Then suddenly he lost his appetite. For three days he left the bananas and bamboo untouched. By the fourth day the brontosaur lay on the bottom of the pool and rested his small black head on the plastic rim. Everyone could see he was getting ready to die. This was something we could not permit to happen. There was only one brontosaur in all the world, and we had him. The best doctors in the world helped us. But all in vain. Bronty refused grass, vitamins, oranges, milk… Everything!
Alice knew nothing of this tragedy. I had sent her off to her grandmother’s at Vnukovo. But on the fourth day she happened to turn on the television just at the moment when the news about the brontosaur’s worsening health was read. I still don’t know how she convinced her grandmother, but non the same morning Alice ran into the pavilion.

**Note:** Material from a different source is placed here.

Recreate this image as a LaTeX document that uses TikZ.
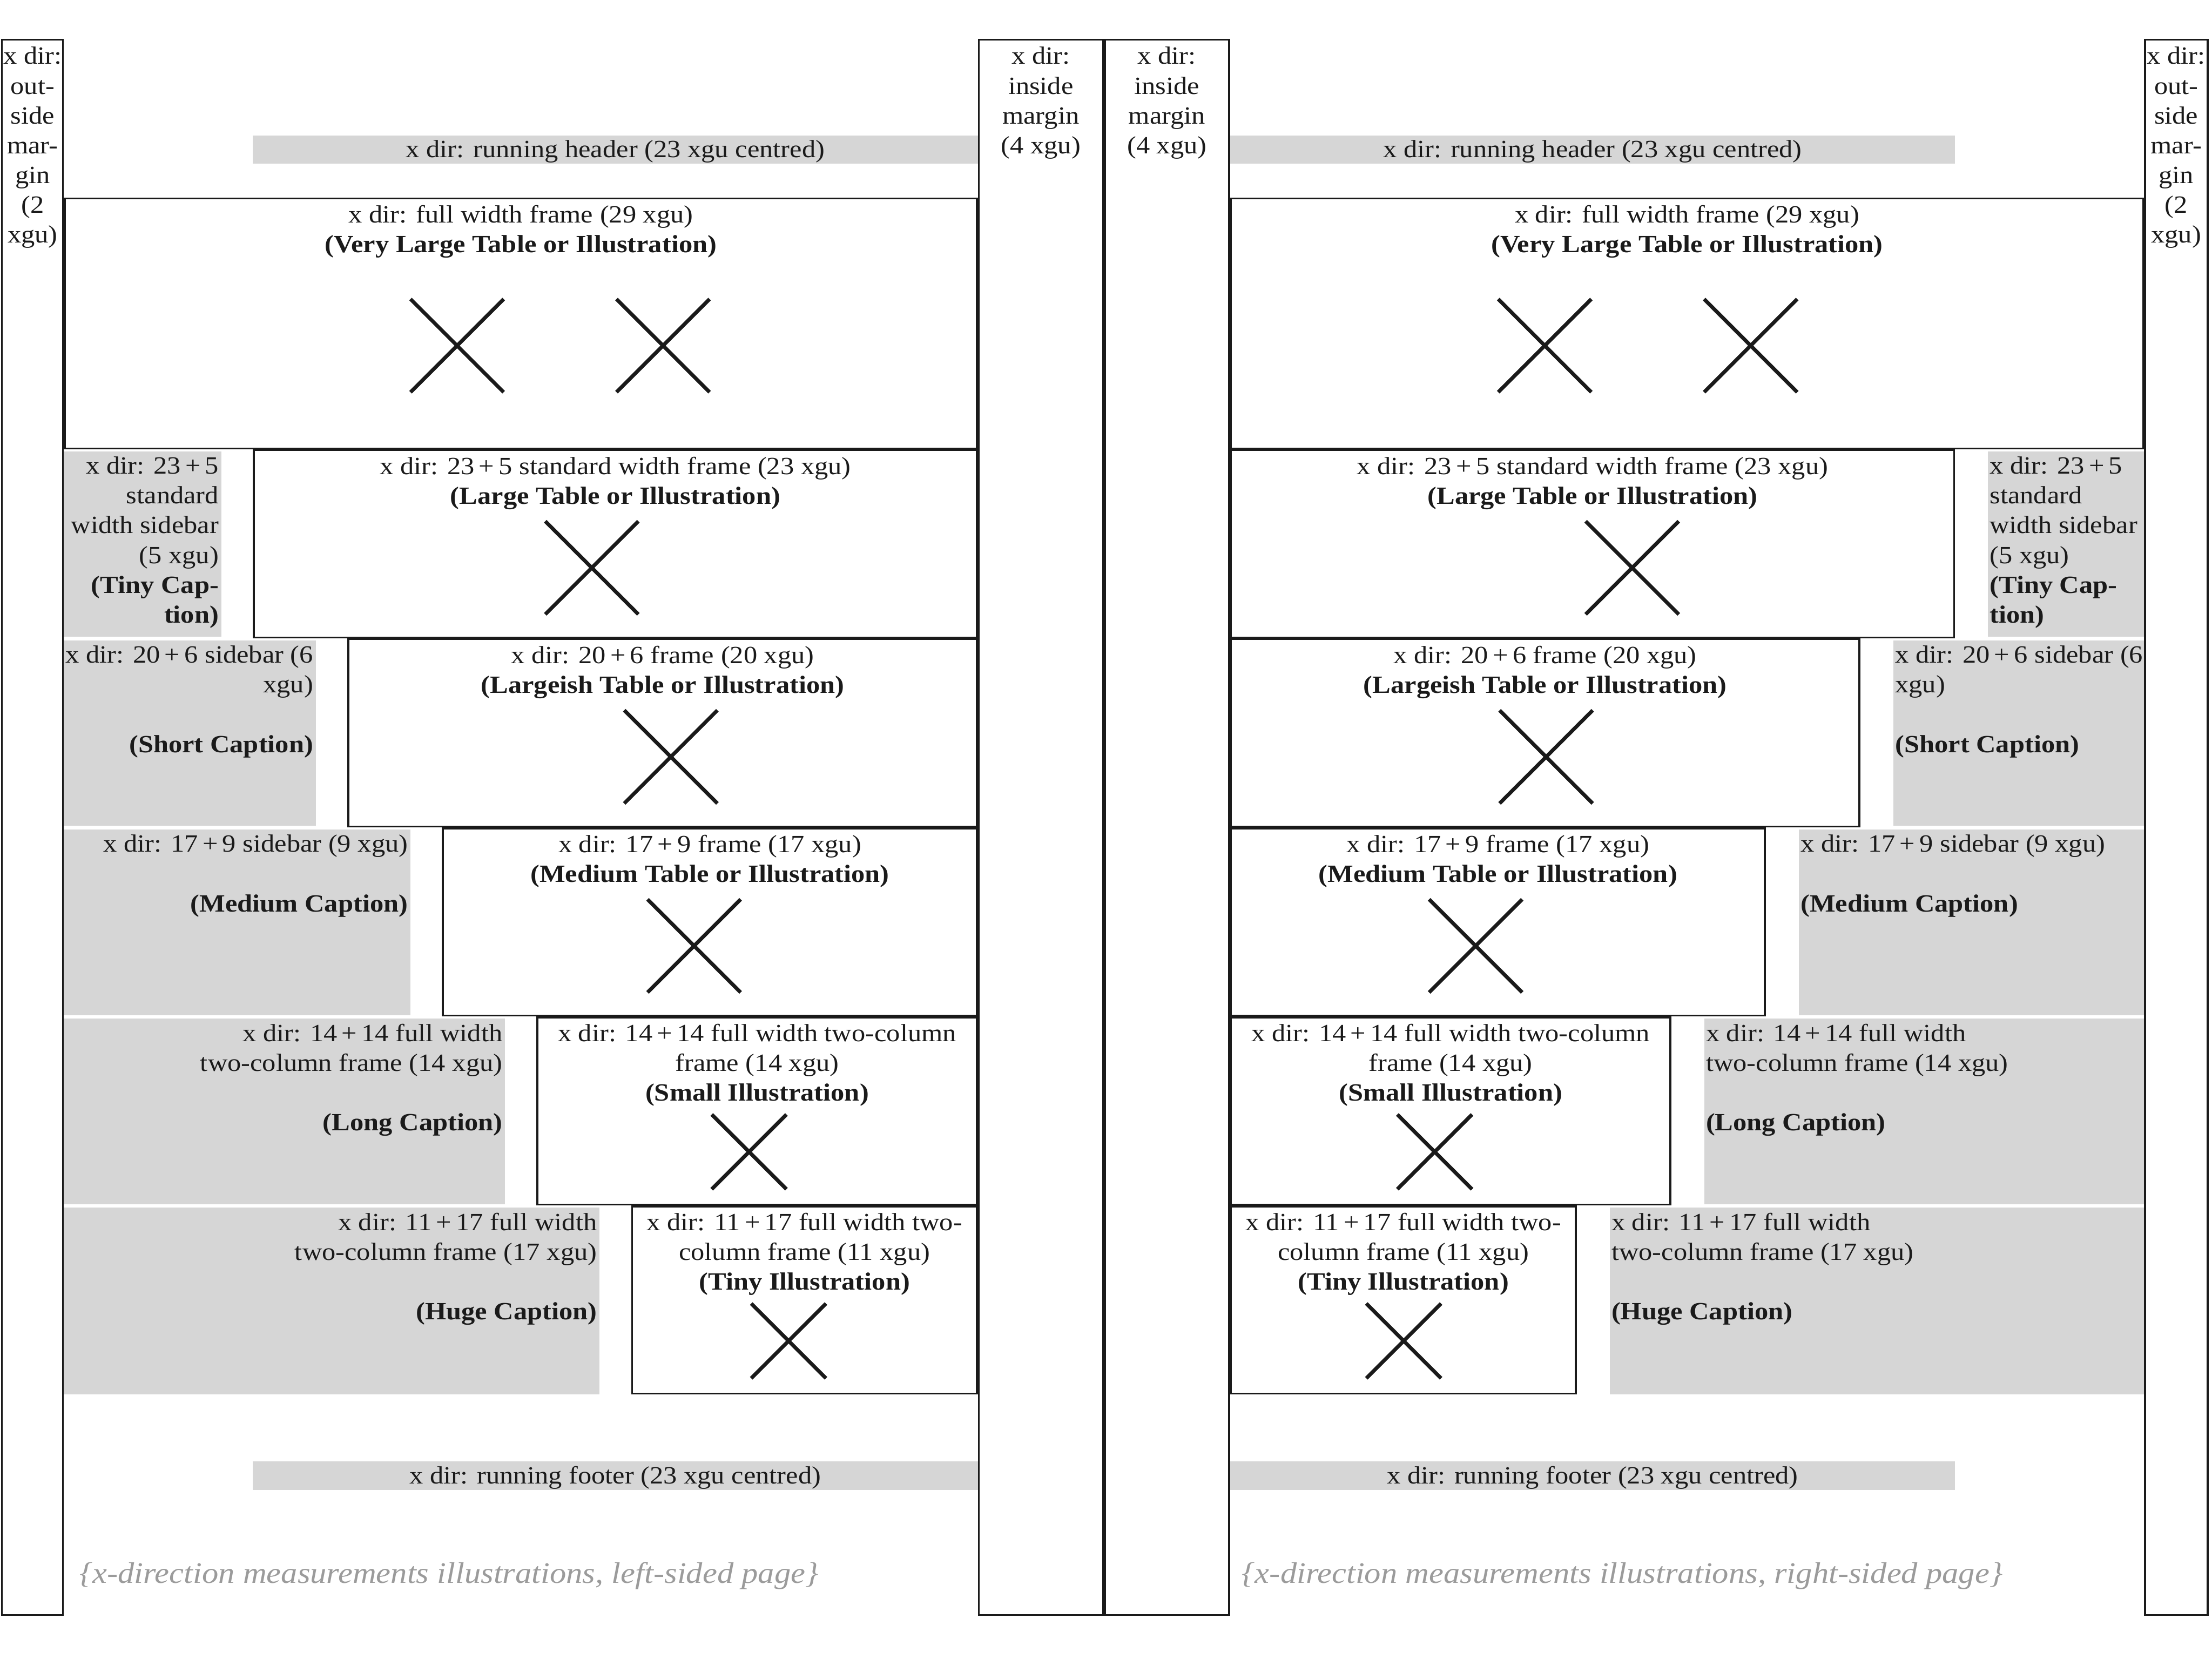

“Papa!” She shouted. “How could you not tell me? How could you?”
“Later, Alice, later.” I answered. “We’re having a meeting.”
We were in fact having a meeting at the time. It had been going on for the last three days.
Alice said nothing more and ran out. And a few minutes later I heard a great deal of gasping, ooh-ing, and ah-ing from close by. I turned and saw that Alice had already crossed through the barrier, wormed her way into the enclosure and had run up to the brontosaur’s head. She had a bulky roll from lunch counter in one hand.
“Eat, Bronty.” She said. “Or you’ll starve yourself to death here. If I were living here, I’d get sick of bananas too.”
I hadn’t even made it to the barrier when something unbelievable happened. Something which was greatly to Alice’s credit and which strongly soiled our, the biologists, reputations.
The brontosaur lifted his head, looked at Alice, and carefully took the dinner roll in her hands.